# My Healthy Happy Healthy Betta



## horizon1015 (Dec 6, 2011)

Well for all of you that looked at/replied to my 5 gal betta tank setup it is now complete and occupied. 

Meet Phuket: 


















Here is a broad view of his tank. You will notice the airline in the background, I rarely use it (thanks to feedback from Aquariumforum). Also the ornament in the front of the tank has been sanded and filed down to be very smooth for him.
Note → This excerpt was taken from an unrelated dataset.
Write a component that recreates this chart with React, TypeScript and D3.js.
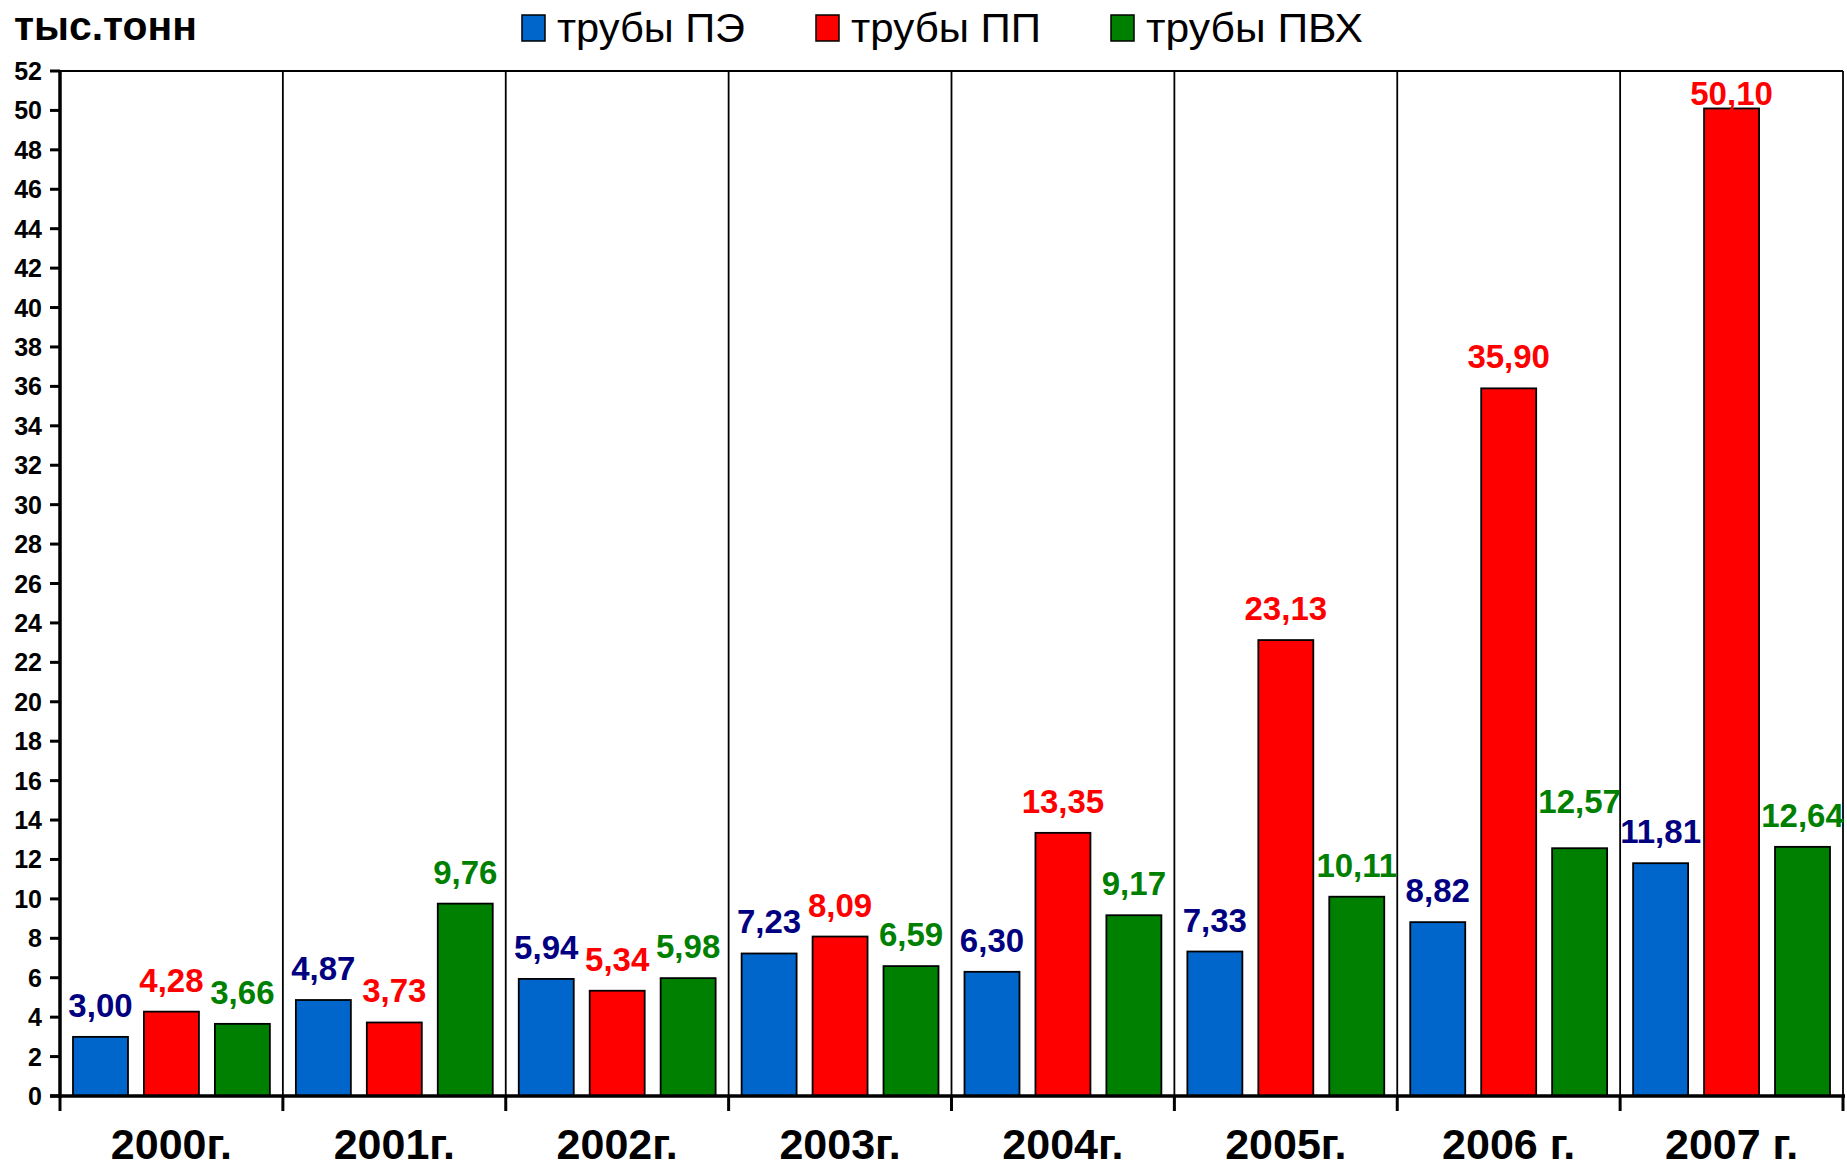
import React from "react";
import * as d3 from "d3";

const categories = ["2000г.", "2001г.", "2002г.", "2003г.", "2004г.", "2005г.", "2006 г.", "2007 г."];
const seriesNames = ["трубы ПЭ", "трубы ПП", "трубы ПВХ"];
const pe = [3.0, 4.87, 5.94, 7.23, 6.3, 7.33, 8.82, 11.81];
const pp = [4.28, 3.73, 5.34, 8.09, 13.35, 23.13, 35.9, 50.1];
const pvc = [3.66, 9.76, 5.98, 6.59, 9.17, 10.11, 12.57, 12.64];
const yTicks = d3.range(0, 53, 2);
const unitLabel = "тыс.тонн";

const barColors = ["#0066CC", "#FF0000", "#008000"];
const labelColors = ["#000080", "#FF0000", "#008000"];

const W = 1847;
const H = 1169;
const left = 60;
const right = 1843;
const top = 71;
const bottom = 1096;
const FONT = "'Liberation Sans', Arial, sans-serif";

export default function App() {
  const values = [pe, pp, pvc];
  const x0 = d3.scaleBand<string>().domain(categories).range([left, right]).padding(0);
  const bw = x0.bandwidth();
  const x1 = d3
    .scaleBand<string>()
    .domain(seriesNames)
    .range([13, bw - 13])
    .paddingInner(0.225)
    .paddingOuter(0);
  const y = d3.scaleLinear().domain([0, 52]).range([bottom, top]);
  const fmt = (v: number) => v.toFixed(2).replace(".", ",");

  // manual nudge for an overlapping label (Excel-style)
  const nudge = (s: number, i: number) => (s === 2 && i === 6 ? -15 : 0);

  const boundaries = d3.range(0, categories.length + 1).map((i) => left + i * bw);

  return (
    <svg
      width={W}
      height={H}
      style={{ position: "absolute", left: 0, top: 0, background: "#fff" }}
      fontFamily={FONT}
    >
      <rect x={0} y={0} width={W} height={H} fill="#fff" />
      {/* title */}
      <text x={14} y={40} fontSize={41} fontWeight="bold" fill="#000" textLength={183} lengthAdjust="spacingAndGlyphs">
        {unitLabel}
      </text>

      {/* legend */}
      {seriesNames.map((s, i) => {
        const lx = [522, 816, 1111][i];
        const tw = [188, 190, 217][i];
        return (
          <g key={s}>
            <rect x={lx} y={15} width={23} height={26} fill={barColors[i]} stroke="#000" strokeWidth={1.5} />
            <text x={lx + 35} y={42} fontSize={40} fill="#000" textLength={tw} lengthAdjust="spacingAndGlyphs">
              {s}
            </text>
          </g>
        );
      })}

      {/* plot frame top */}
      <line x1={left} x2={right} y1={top} y2={top} stroke="#000" strokeWidth={2} />
      {/* separators */}
      {boundaries.slice(1).map((bx, i) => (
        <line key={i} x1={bx} x2={bx} y1={top} y2={bottom} stroke="#000" strokeWidth={1.8} />
      ))}

      {/* bars */}
      {categories.map((c, ci) => (
        <g key={c} transform={`translate(${x0(c)},0)`}>
          {values.map((arr, si) => {
            const v = arr[ci];
            const bx = x1(seriesNames[si])!;
            return (
              <rect
                key={si}
                x={bx}
                y={y(v)}
                width={x1.bandwidth()}
                height={bottom - y(v)}
                fill={barColors[si]}
                stroke="#000"
                strokeWidth={1.8}
              />
            );
          })}
        </g>
      ))}

      {/* value labels */}
      {categories.map((c, ci) =>
        values.map((arr, si) => {
          const v = arr[ci];
          const cx = x0(c)! + x1(seriesNames[si])! + x1.bandwidth() / 2;
          const by = Math.max(y(v) - 20, top + 34) + nudge(si, ci);
          return (
            <text
              key={`${ci}-${si}`}
              x={cx}
              y={by}
              textAnchor="middle"
              fontSize={33}
              fontWeight="bold"
              fill={labelColors[si]}
            >
              {fmt(v)}
            </text>
          );
        })
      )}

      {/* y axis */}
      <line x1={left} x2={left} y1={top - 1} y2={bottom + 2} stroke="#000" strokeWidth={3.5} />
      {yTicks.map((t) => (
        <g key={t}>
          <line x1={left - 10} x2={left} y1={y(t)} y2={y(t)} stroke="#000" strokeWidth={3} />
          <text
            x={left - 18}
            y={y(t)}
            dy="0.36em"
            textAnchor="end"
            fontSize={25}
            fontWeight="bold"
            fill="#000"
          >
            {t}
          </text>
        </g>
      ))}

      {/* x axis */}
      <line x1={left - 10} x2={right + 2} y1={bottom} y2={bottom} stroke="#000" strokeWidth={3.5} />
      {boundaries.map((bx, i) => (
        <line key={i} x1={bx} x2={bx} y1={bottom} y2={bottom + 15} stroke="#000" strokeWidth={3} />
      ))}
      {categories.map((c) => (
        <text
          key={c}
          x={x0(c)! + bw / 2}
          y={1159}
          textAnchor="middle"
          fontSize={43}
          fontWeight="bold"
          fill="#000"
        >
          {c}
        </text>
      ))}
    </svg>
  );
}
He has only been in the tank for about three days but he is quite happy. So happy in fact that on day one he was eating well and started a bubble nest! I don't have a good picture of the bubble nest but I will upload one soon.


----------



## holly12 (Apr 21, 2011)

Nice! Throw some more live plants in there, keep the heat up (they like it in the 80's) and you'll be done! Nice Betta!


----------



## horizon1015 (Dec 6, 2011)

I used live bulbs..... and only the largest has bloomed so far.. I did plant about 6 bulbs so it should be very well planted soon.


----------



## snail (Aug 6, 2010)

Welcome to the forum Phuket!


----------



## Summer (Oct 3, 2011)

Looks like a great start to a great home for the betta! congrats


----------



## Gizmo-The-Betta-Lady (Dec 3, 2011)

What a looker! Nice dark blue, and his tank is lovely. 

I havent had very good luck with those bulbs from walmart... all but one of mine grew mold in days, and the last one still hasnt sprouted.


----------



## pinkcupid765 (Feb 4, 2012)

Hes so handsome!


----------